> INFORMATION SUPPLIED:
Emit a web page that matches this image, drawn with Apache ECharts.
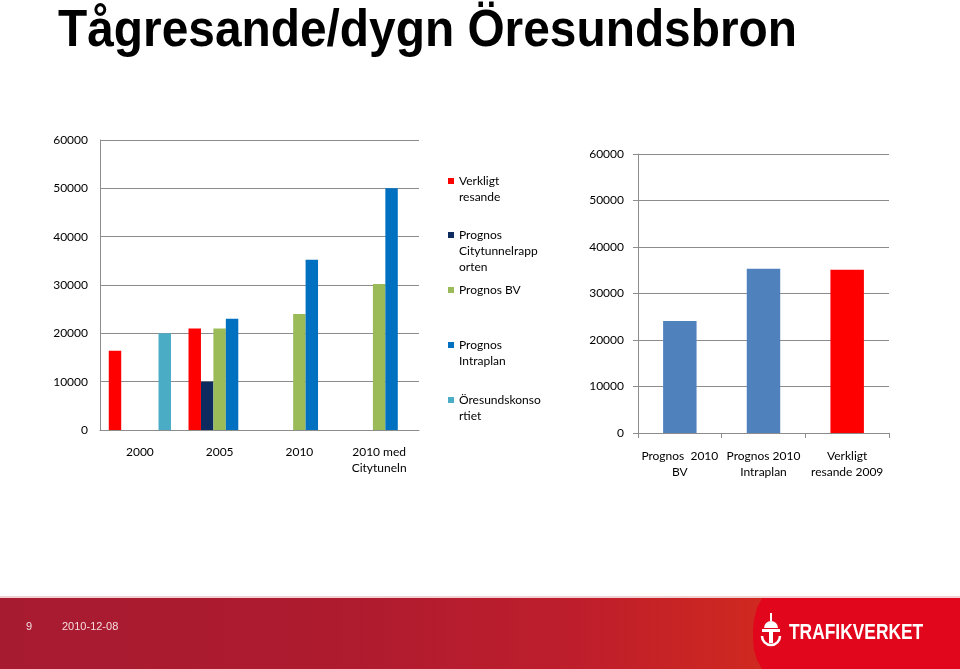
<!DOCTYPE html>
<html><head><meta charset="utf-8">
<script src="https://cdn.jsdelivr.net/npm/echarts@6/dist/echarts.min.js"></script>
<style>html,body{margin:0;padding:0;background:#fff}#c{width:960px;height:669px}</style>
</head><body><div id="c"></div>
<script>
// ---- data ----
var leftCategories = ['2000', '2005', '2010', '2010 med\nCitytuneln'];
var verkligt   = [16400, 21000, null, null];
var cityTunnel = [null, 10000, null, null];
var prognosBV  = [null, 21000, 24000, 30200];
var intraplan  = [null, 23000, 35200, 50000];
var oresund    = [20000, null, null, null];
var rightCategories = ['Prognos  2010\nBV', 'Prognos 2010\nIntraplan', 'Verkligt\nresande 2009'];
var rightValues = [24100, 35300, 35100];
var yTicks = [0, 10000, 20000, 30000, 40000, 50000, 60000];
var seriesNames = ['Verkligt resande', 'Prognos Citytunnelrapporten', 'Prognos BV', 'Prognos Intraplan', 'Öresundskonsortiet'];
var legendLabels = ['Verkligt\nresande', 'Prognos\nCitytunnelrapp\norten', 'Prognos BV', 'Prognos\nIntraplan', 'Öresundskonso\nrtiet'];
var colors = ['#FF0000', '#0D2B5E', '#9BBB59', '#0070C0', '#4BACC6'];
var rightColors = ['#4F81BD', '#4F81BD', '#FF0000'];

var FONT = 'Lato';
var grid = '#8C8C8C';
function yAxis(gi, margin, ticks) {
  return {
    type: 'value', gridIndex: gi, min: yTicks[0], max: yTicks[yTicks.length - 1],
    interval: yTicks[1] - yTicks[0],
    axisLine: { show: true, lineStyle: { color: grid, width: 1 } },
    axisTick: { show: ticks, length: 5, lineStyle: { color: grid } },
    axisLabel: { color: '#000', fontFamily: FONT, fontSize: 12, margin: margin,
      formatter: function (v) { return String(v); } },
    splitLine: { lineStyle: { color: grid, width: 1 } }
  };
}
var leftData = [verkligt, cityTunnel, prognosBV, intraplan, oresund];
var series = leftData.map(function (d, i) {
  return {
    type: 'bar', name: seriesNames[i], xAxisIndex: 0, yAxisIndex: 0, data: d,
    barGap: '0%', barCategoryGap: '22%', itemStyle: { color: colors[i] }, silent: true
  };
});
series.push({
  type: 'bar', name: 'right', xAxisIndex: 1, yAxisIndex: 1, barCategoryGap: '60%', silent: true,
  data: rightValues.map(function (v, i) { return { value: v, itemStyle: { color: rightColors[i] } }; })
});

// legend: first text line aligned with the marker (blank lines prepended to centre-align)
var legendTops = [157, 195, 282, 321, 376];
var legends = seriesNames.map(function (n, i) {
  var lines = legendLabels[i].split('\n');
  var pre = '';
  for (var k = 1; k < lines.length; k++) pre += ' \n';
  return {
    data: [n], left: 448, top: legendTops[i], padding: 0, orient: 'vertical',
    icon: 'rect', itemWidth: 6, itemHeight: 6, selectedMode: false,
    formatter: function () { return pre + legendLabels[i]; },
    textStyle: { color: '#000', fontFamily: FONT, fontSize: 12, lineHeight: 16 }
  };
});

var curve = [[762, 598], [960, 598], [960, 669], [762, 669], [757, 660], [754, 650], [753, 640], [753, 630], [754, 620], [757, 608]];

var chart = echarts.init(document.getElementById('c'), null, { renderer: 'canvas' });
chart.setOption({
  animation: false,
  backgroundColor: '#fff',
  legend: legends,
  grid: [
    { left: 100, top: 140, width: 319, height: 290 },
    { left: 638, top: 154, width: 251, height: 279 }
  ],
  xAxis: [
    { type: 'category', gridIndex: 0, data: leftCategories,
      axisLine: { lineStyle: { color: grid } }, axisTick: { show: false },
      axisLabel: { color: '#000', fontFamily: FONT, fontSize: 12, lineHeight: 16, margin: 14, interval: 0 } },
    { type: 'category', gridIndex: 1, data: rightCategories,
      axisLine: { lineStyle: { color: grid } }, axisTick: { show: true, length: 5, lineStyle: { color: grid } },
      axisLabel: { color: '#000', fontFamily: FONT, fontSize: 12, lineHeight: 16, margin: 15, interval: 0 } }
  ],
  yAxis: [yAxis(0, 12, false), yAxis(1, 14, true)],
  series: series,
  graphic: [
    { type: 'text', x: 58, y: 6, scaleX: 0.92,
      style: { text: 'Tågresande/dygn Öresundsbron', font: 'bold 52px "Liberation Sans", Arial, sans-serif', fill: '#000' } },
    { type: 'rect', shape: { x: 0, y: 596, width: 960, height: 2 }, style: { fill: '#F2CFD2' } },
    { type: 'rect', shape: { x: 0, y: 598, width: 960, height: 71 },
      style: { fill: new echarts.graphic.LinearGradient(0, 0, 1, 0, [
        { offset: 0, color: '#A71B31' }, { offset: 0.35, color: '#AE1B2F' },
        { offset: 0.6, color: '#BE1E2C' }, { offset: 0.8, color: '#D0291F' }, { offset: 1, color: '#D0291F' }]) } },
    { type: 'polygon', shape: { points: curve }, style: { fill: '#E2061C' } },
    { type: 'text', x: 26, y: 621, style: { text: '9', font: '11px "Liberation Sans", Arial', fill: '#F6DCDF' } },
    { type: 'text', x: 62, y: 621, style: { text: '2010-12-08', font: '11px "Liberation Sans", Arial', fill: '#F6DCDF' } },
    // crown/T logo
    { type: 'sector', shape: { cx: 771, cy: 628, r: 7, startAngle: Math.PI, endAngle: 2 * Math.PI }, style: { fill: '#fff' } },
    { type: 'rect', shape: { x: 770, y: 613, width: 2, height: 8 }, style: { fill: '#fff' } },
    { type: 'rect', shape: { x: 762, y: 629, width: 18, height: 3 }, style: { fill: '#fff' } },
    { type: 'rect', shape: { x: 769, y: 631, width: 4, height: 12 }, style: { fill: '#fff' } },
    { type: 'arc', shape: { cx: 771, cy: 636, r: 9, startAngle: 0, endAngle: Math.PI }, style: { stroke: '#fff', lineWidth: 2.5, fill: null } },
    { type: 'text', x: 789, y: 622, scaleX: 0.79,
      style: { text: 'TRAFIKVERKET', font: 'bold 22px "Liberation Sans", Arial', fill: '#fff' } }
  ]
});
</script></body></html>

> WRITTEN INSTRUCTION:
Set the lines above down again, word for word, from the first through the one containing "var rightColors = ['#4F81BD', '#4F81BD', '#FF0000'];"; pictures excluded.

> WRITTEN ANSWER:
Emit a web page that matches this image, drawn with Apache ECharts.
<!DOCTYPE html>
<html><head><meta charset="utf-8">
<script src="https://cdn.jsdelivr.net/npm/echarts@6/dist/echarts.min.js"></script>
<style>html,body{margin:0;padding:0;background:#fff}#c{width:960px;height:669px}</style>
</head><body><div id="c"></div>
<script>
// ---- data ----
var leftCategories = ['2000', '2005', '2010', '2010 med\nCitytuneln'];
var verkligt   = [16400, 21000, null, null];
var cityTunnel = [null, 10000, null, null];
var prognosBV  = [null, 21000, 24000, 30200];
var intraplan  = [null, 23000, 35200, 50000];
var oresund    = [20000, null, null, null];
var rightCategories = ['Prognos  2010\nBV', 'Prognos 2010\nIntraplan', 'Verkligt\nresande 2009'];
var rightValues = [24100, 35300, 35100];
var yTicks = [0, 10000, 20000, 30000, 40000, 50000, 60000];
var seriesNames = ['Verkligt resande', 'Prognos Citytunnelrapporten', 'Prognos BV', 'Prognos Intraplan', 'Öresundskonsortiet'];
var legendLabels = ['Verkligt\nresande', 'Prognos\nCitytunnelrapp\norten', 'Prognos BV', 'Prognos\nIntraplan', 'Öresundskonso\nrtiet'];
var colors = ['#FF0000', '#0D2B5E', '#9BBB59', '#0070C0', '#4BACC6'];
var rightColors = ['#4F81BD', '#4F81BD', '#FF0000'];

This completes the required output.